What to produce: Your task is to reproduce, verbatim and without pictures, the lines from the opening of the listing through the line containing "width=1.5pt,minimum width=326pt,minimum height=294pt,inner".

Given information:
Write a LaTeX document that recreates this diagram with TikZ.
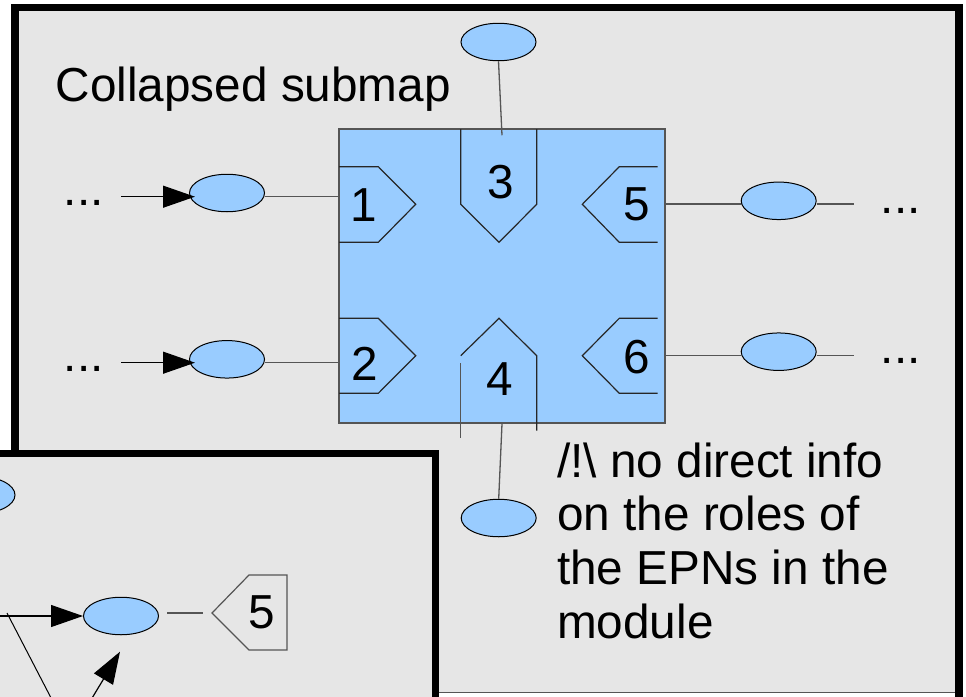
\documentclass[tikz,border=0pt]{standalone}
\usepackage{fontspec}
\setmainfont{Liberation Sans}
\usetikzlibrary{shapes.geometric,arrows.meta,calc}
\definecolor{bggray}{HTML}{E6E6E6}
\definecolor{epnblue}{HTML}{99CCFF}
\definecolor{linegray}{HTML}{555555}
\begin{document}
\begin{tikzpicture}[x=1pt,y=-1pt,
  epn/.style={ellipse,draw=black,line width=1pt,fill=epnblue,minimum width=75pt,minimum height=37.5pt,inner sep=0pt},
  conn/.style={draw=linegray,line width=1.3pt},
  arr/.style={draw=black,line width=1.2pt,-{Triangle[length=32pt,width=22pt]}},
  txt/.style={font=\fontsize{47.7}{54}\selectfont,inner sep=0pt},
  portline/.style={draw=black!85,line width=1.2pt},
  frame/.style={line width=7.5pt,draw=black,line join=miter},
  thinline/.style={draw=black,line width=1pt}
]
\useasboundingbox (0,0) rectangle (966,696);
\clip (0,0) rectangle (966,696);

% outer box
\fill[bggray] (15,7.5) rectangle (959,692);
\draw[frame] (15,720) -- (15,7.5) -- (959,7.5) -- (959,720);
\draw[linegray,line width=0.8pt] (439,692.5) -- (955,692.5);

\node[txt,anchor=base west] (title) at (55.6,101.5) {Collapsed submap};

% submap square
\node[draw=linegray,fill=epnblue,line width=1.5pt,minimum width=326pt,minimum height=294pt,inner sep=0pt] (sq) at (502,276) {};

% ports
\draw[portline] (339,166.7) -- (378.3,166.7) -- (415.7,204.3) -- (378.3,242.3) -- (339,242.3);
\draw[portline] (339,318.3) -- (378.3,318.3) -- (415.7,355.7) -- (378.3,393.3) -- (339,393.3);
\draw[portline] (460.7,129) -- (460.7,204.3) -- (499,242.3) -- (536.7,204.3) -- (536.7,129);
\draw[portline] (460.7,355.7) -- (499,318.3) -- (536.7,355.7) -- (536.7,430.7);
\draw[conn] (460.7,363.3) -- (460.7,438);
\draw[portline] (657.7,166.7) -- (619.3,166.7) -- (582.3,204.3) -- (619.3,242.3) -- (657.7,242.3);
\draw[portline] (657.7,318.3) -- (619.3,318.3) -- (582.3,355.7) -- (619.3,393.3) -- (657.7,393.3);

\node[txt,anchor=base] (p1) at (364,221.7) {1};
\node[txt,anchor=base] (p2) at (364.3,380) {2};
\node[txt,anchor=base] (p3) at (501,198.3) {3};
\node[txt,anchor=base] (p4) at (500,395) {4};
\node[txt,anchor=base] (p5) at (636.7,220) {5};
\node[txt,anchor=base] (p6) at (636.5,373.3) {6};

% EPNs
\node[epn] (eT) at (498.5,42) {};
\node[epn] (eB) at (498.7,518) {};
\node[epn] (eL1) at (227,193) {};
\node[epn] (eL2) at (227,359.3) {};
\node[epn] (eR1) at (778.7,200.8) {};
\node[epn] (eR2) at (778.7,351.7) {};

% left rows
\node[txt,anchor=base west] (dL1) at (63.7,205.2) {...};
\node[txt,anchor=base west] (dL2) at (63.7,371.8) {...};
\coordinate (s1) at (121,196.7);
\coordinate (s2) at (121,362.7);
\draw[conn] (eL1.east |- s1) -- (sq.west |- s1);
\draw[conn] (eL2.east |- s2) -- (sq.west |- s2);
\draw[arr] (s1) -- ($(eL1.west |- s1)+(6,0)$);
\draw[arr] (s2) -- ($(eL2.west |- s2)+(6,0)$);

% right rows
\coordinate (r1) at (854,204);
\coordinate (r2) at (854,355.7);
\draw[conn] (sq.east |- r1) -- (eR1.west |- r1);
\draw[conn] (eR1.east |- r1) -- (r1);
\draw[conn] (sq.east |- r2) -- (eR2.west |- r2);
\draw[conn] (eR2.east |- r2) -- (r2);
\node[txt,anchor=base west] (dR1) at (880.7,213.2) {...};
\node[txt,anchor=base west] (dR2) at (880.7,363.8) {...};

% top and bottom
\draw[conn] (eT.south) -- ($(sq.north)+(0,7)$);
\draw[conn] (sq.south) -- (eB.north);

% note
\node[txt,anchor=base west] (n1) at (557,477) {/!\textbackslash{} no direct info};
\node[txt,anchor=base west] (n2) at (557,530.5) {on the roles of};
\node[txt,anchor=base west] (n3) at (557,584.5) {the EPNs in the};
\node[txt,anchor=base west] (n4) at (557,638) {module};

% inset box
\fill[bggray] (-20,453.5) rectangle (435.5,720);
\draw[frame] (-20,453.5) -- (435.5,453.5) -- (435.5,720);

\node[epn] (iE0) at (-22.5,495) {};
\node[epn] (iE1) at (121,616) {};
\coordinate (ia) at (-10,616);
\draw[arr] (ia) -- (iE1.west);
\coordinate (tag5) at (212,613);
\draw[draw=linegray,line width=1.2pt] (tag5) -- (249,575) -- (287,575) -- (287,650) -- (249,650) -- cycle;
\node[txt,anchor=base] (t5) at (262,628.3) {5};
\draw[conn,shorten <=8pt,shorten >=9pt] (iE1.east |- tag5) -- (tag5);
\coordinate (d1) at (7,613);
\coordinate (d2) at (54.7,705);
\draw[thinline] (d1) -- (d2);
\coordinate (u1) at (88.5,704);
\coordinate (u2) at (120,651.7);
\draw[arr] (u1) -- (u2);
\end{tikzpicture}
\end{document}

Result:
Write a LaTeX document that recreates this diagram with TikZ.
\documentclass[tikz,border=0pt]{standalone}
\usepackage{fontspec}
\setmainfont{Liberation Sans}
\usetikzlibrary{shapes.geometric,arrows.meta,calc}
\definecolor{bggray}{HTML}{E6E6E6}
\definecolor{epnblue}{HTML}{99CCFF}
\definecolor{linegray}{HTML}{555555}
\begin{document}
\begin{tikzpicture}[x=1pt,y=-1pt,
  epn/.style={ellipse,draw=black,line width=1pt,fill=epnblue,minimum width=75pt,minimum height=37.5pt,inner sep=0pt},
  conn/.style={draw=linegray,line width=1.3pt},
  arr/.style={draw=black,line width=1.2pt,-{Triangle[length=32pt,width=22pt]}},
  txt/.style={font=\fontsize{47.7}{54}\selectfont,inner sep=0pt},
  portline/.style={draw=black!85,line width=1.2pt},
  frame/.style={line width=7.5pt,draw=black,line join=miter},
  thinline/.style={draw=black,line width=1pt}
]
\useasboundingbox (0,0) rectangle (966,696);
\clip (0,0) rectangle (966,696);

% outer box
\fill[bggray] (15,7.5) rectangle (959,692);
\draw[frame] (15,720) -- (15,7.5) -- (959,7.5) -- (959,720);
\draw[linegray,line width=0.8pt] (439,692.5) -- (955,692.5);

\node[txt,anchor=base west] (title) at (55.6,101.5) {Collapsed submap};

% submap square
\node[draw=linegray,fill=epnblue,line width=1.5pt,minimum width=326pt,minimum height=294pt,inner sep=0pt] (sq) at (502,276) {};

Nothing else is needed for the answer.